Comprar víveres para surtir la despensa o recoger algunas cositas para reponer lo que se ha acabado como suele pasar con ciertos alimentos de consumo cotidiano en los hogares, no es uno de los quehaceres favoritos dentro de mi agenda de ama de casa… pero es una de mis tareas.
Sin embargo, como cada cosa programada dentro de las funciones domésticas, la realizo con placer y la disfruto. Algo extraño me pasa, no sé si le pasará a otros pero al llegar al supermercado, siento que me desinhibo y me entrego al placer de comprar lo que sea que haya que comprar.
Creo que aquí entra en juego aquello de que todo lo que hagamos, debemos hacerlo como para Dios. Así que de por sí, hago que me encante este tiempo.
En medio de esta engorrosa actividad, engorrosa porque hay que hacer largas filas para pagar en la caja, tropezando con la gente, no pudiendo detenernos mucho tiempo mirando un producto porque hay otros esperando detrás y, añadido a todo esto, hay que esperar con turno numerado en los distintos departamentos del establecimiento para solicitar el producto deseado, etc., me compensaba el breve encuentro con mi amiguito, quien cuidadosamente atendía la mercancía que me llevaría.
Siempre procuraba entrar en la fila de la caja donde empacaba Arcadio, porque me gustaba su estilo de trabajo, amén de que me hacía tantas señas a la distancia que me era imposible ignorarlo. A él no había que darle instrucción alguna de cómo empacar; era un especialista haciendo lo suyo. Era un adolescente cuando le conocí; agradable, educado y trabajador, lo que lo hacía merecedor de una buena propina.

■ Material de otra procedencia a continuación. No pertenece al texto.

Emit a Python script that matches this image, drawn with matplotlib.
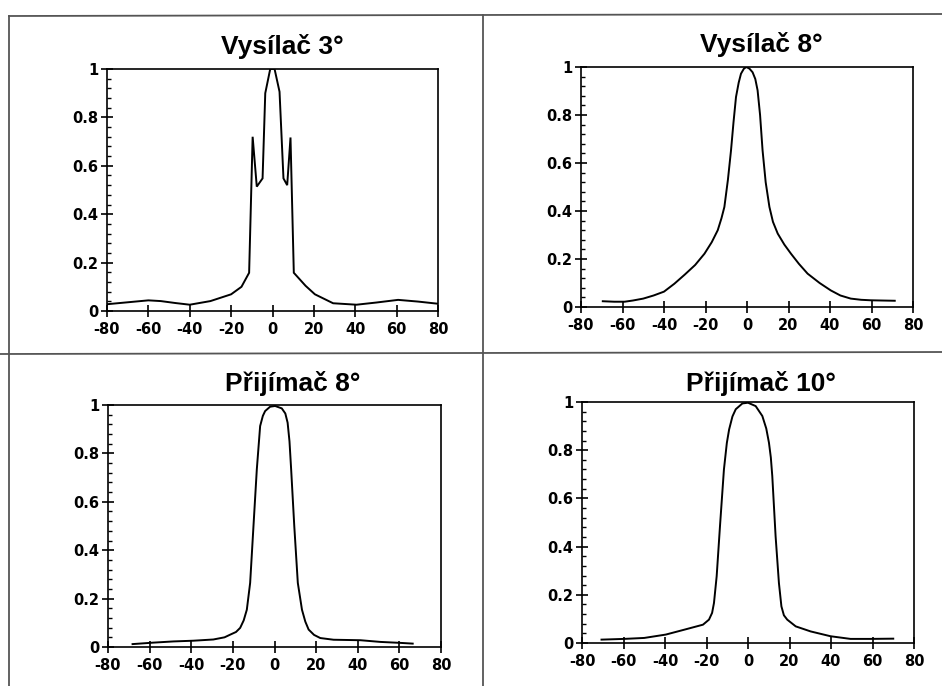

Desarrollamos una amistad cliente-trabajador muy interesante por años. Parte de mi afán por tener contacto con él era para animarle a estudiar y no desertar como tantos otros. El me contó que no había podido seguir estudiando en la escuela diurna por tener que trabajar para ayudar en su casa, pero que iba a continuar de noche. De repente, sin embargo, le perdí la pista a Arcadio… casi por un año completo, hasta que me lo encontré en otra tienda.
Al verme, me saludó con mucho entusiasmo; igual expresión de alegría recibió de mi parte. Al preguntarle cómo le había ido y compartirle que había estado orando por él todo ese tiempo, me contó muy sonreído: “Ahora trabajo en una distribuidora de alimentos y estoy en la universidad”. Me quedé corta de palabras para expresarle mi felicidad. Él me tranquilizó diciéndome:
“No se preocupe, nunca olvidaré todos los consejos que usted me dio”. Me di cuenta de cómo el poder de la palabra de nuestra lengua puede dar fruto para muerte o para vida a los que nos rodean, tal y como lo plantease sabiamente el proverbista. Siempre me ha gustado estimular a los muchachos para que no se queden solo empacando bolsas en los supermercados o vendiendo especias en los semáforos, sino que luchen por ser alguien.
Qué recompensa más grande me dio Arcadio cuando años después le volví a ver. Estaba con una guapa señora embarazada y me dice: “¿Sabe qué? ¡Me gradué de la universidad y me casé… le presento a mi esposa!” ¡Vaya! Casi pierdo el conocimiento por unos instantes.
No me desmayé, pero el latir de mi corazón era tan fuerte que me sentí embargada de emoción por muchos días. De más está decir que les abracé fuertemente y les felicité. Aunque nunca supe su apellido ni él el mío… sentí que Dios me había hecho formar parte de su familia. Tan sólo porque pude aprovechar lo rutinario para expresar interés en otros. Vale la pena, ¿verdad?
Hagamoslo esta Navidad...Nos llevaremos hermosas sorpresas!